Absconding to England
Mary proved to be a determined escapee on at least three occasions, as she outwitted her jailers and finally managed to flee by horse into England in May 1568. She hoped Queen Elizabeth would offer an army to regain Mary’s Scottish crown. Elizabeth, by now fearful of Mary as a Catholic Queen with supporters in Europe eager to see her on the English throne, had her cousin arrested. Mary was held captive in various stately homes of declining quality for 17 years.
The Babington Plot
Forever hoping to entrap Mary in conspiracies, Queen Elizabeth’s master spy, William Cecil, finally uncovered a plot to kill Queen Elizabeth which was sanctioned by Mary who, by now arthritic and impatient, sought any means to be free.
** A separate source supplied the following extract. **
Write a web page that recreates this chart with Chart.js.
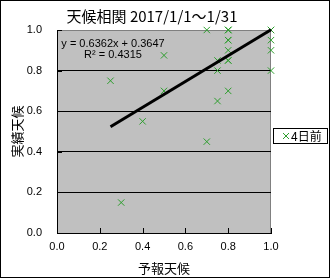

The chief conspirator, Lord Babington, a young gentleman and Catholic, was recruited by a Jesuit priest to put into action a plot to kill Queen Elizabeth and replace her with Mary. Double agents working for Lord Burley discovered secret encrypted letters hidden in caskets sent to Mary who replied and gave her permission for the plot to go ahead. Babington and all conspirators were arrested, tried and mercilessly executed by being hung-drawn and quartered in public while Mary herself was condemned to death.
Queen Mary’s execution
Impulsive, reactionary, vivacious and lacking sound judgement, Mary entered the great hall of Fotheringhay Castle, Northamptonshire on 8th February 1587, for a spectacular stage-managed end to her life.
Revealing under her outer garments a striking red petticoat, the colour of martyrdom, Queen Mary uttered her last words in Latin as she knelt before the axeman. It took three clumsy blows to sever her head from her neck. Perhaps in a fitting display of macabre theatre, the executioner, when lifting the regal head of the once enigmatic queen, saw it drop from his grasp as he was left holding a wig.